Um dos instantes em que isso acontece é o da conversão de Saulo. É uma cena bela porque estão quase todos os personagens em palco a testemunhar esse acontecimento. E também porque é a única ocasião em que surgem as duas crianças, que rodam, cantam e dançam à volta dele, dizendo “Saulo, Saulo, porque me persegues?”. São uma presença muito especial e marcam essa passagem fundamental de Saulo em Paulo.

Realço também o quadro em que se representa o núcleo da celebração eucarística, bem como a forma como o Fariseu e o Paganismo são interpelados.

 

AE – Os atores e músicos são amadores?

JM – A maior parte dos atores tem formação profissional, e alguns, como é o caso do José Nogueira Ramos e do José Simão, concluíram o curso superior de Teatro e atuaram profissionalmente durante muitos anos. Os músicos também terminaram o Conservatório.

Temos também atores que vieram do teatro universitário e de outras instituições, além daqueles que começaram connosco a sua caminhada teatral.

Ninguém da equipa vive exclusivamente da atividade artística. Alguns atores dedicaram-se ao Vale de Acór, que é a mãe deste projeto do Teatro do Ourives. É uma associação com sede em Almada, que trabalha na recuperação de pessoas com problemas de droga e álcool, dirigida pelo padre Pedro Quintela, um homem de grande paixão pelo teatro e de grande cultura.

Antes de o Teatro do Ourives ser constituído havia já um percurso teatral de treze anos. Estes atores, quando foram trabalhar para o Vale de Acór, levaram também a sua experiência, criando pequenos espetáculos, em que eu, pontualmente, também colaborei.

O ano passado, por ocasião da comemoração do Ano Sacerdotal [que a Igreja católica assinalou entre 2010 e 2011], a experiência deles e a nossa relação de amizade confluiu na vontade de dar outra forma e estrutura às apresentações teatrais.
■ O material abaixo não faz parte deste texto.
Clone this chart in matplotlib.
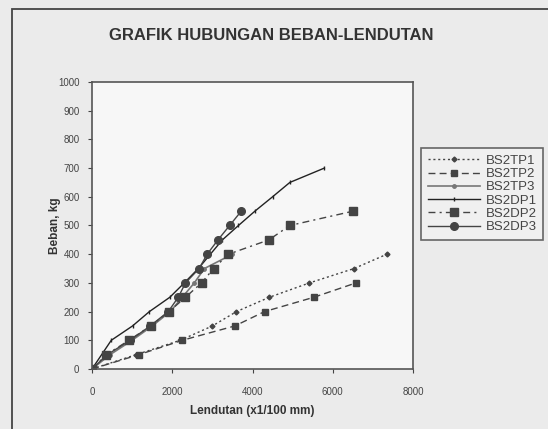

Foi no decorrer dos ensaios de “Os Mistérios da Missa” [em 2010] que surgiu a ideia de criar o “Teatro do Ourives”. O nome é uma homenagem ao Papa João Paulo II, um grande apaixonado pelo teatro e ele próprio ator e dramaturgo, e a uma das suas peças mais conhecidas, “A Loja do Ourives”. Também gostámos muito da simbologia da profissão, executada por quem dedica o seu cuidado ao trabalho com metais delicados, preciosos e belos, como são também as pessoas, palavras e gestos com que nós trabalhamos no teatro. E o ourives, obviamente, também é Deus que nos trabalha.

O nome revela igualmente uma relação com a história do teatro português através de Gil Vicente. Ninguém sabe ao certo, mas há quem diga que ele poderia ter sido ourives.

“Os Mistérios da Missa” são uma reposição do espetáculo que estreou o ano passado, por altura do fim do Ano Sacerdotal. Essas atuações foram para nós uma surpresa belíssima porque tivemos de fazer mais apresentações do que as que estavam previstas. E justamente porque correu tão bem, achámos importante voltar a fazê-lo este ano, também para marcar a Quaresma.

 

AE – A peça vai ser apresentada noutros locais além de Lisboa?

JM – Para já vamos fazer esta carreira no Convento dos Cardaes até 17 de abril, domingo de ramos, de quinta a sábado às 21h30 e ao domingo pelas 18h00. Têm surgido convites, nomeadamente do Porto e Braga, bem como de outras localidades. Agora é tudo uma questão de nos deslocarmos para fazer o espetáculo, que é muito ágil em termos de produção. Nós adaptamo-nos ao espaço existente, dado que não temos cenários e os figurinos são simples, pelo que é praticamente só o trabalho dos atores e dos músicos. Tudo se resume a conciliar disponibilidades e a conseguir um mínimo de condições para apresentar a peça.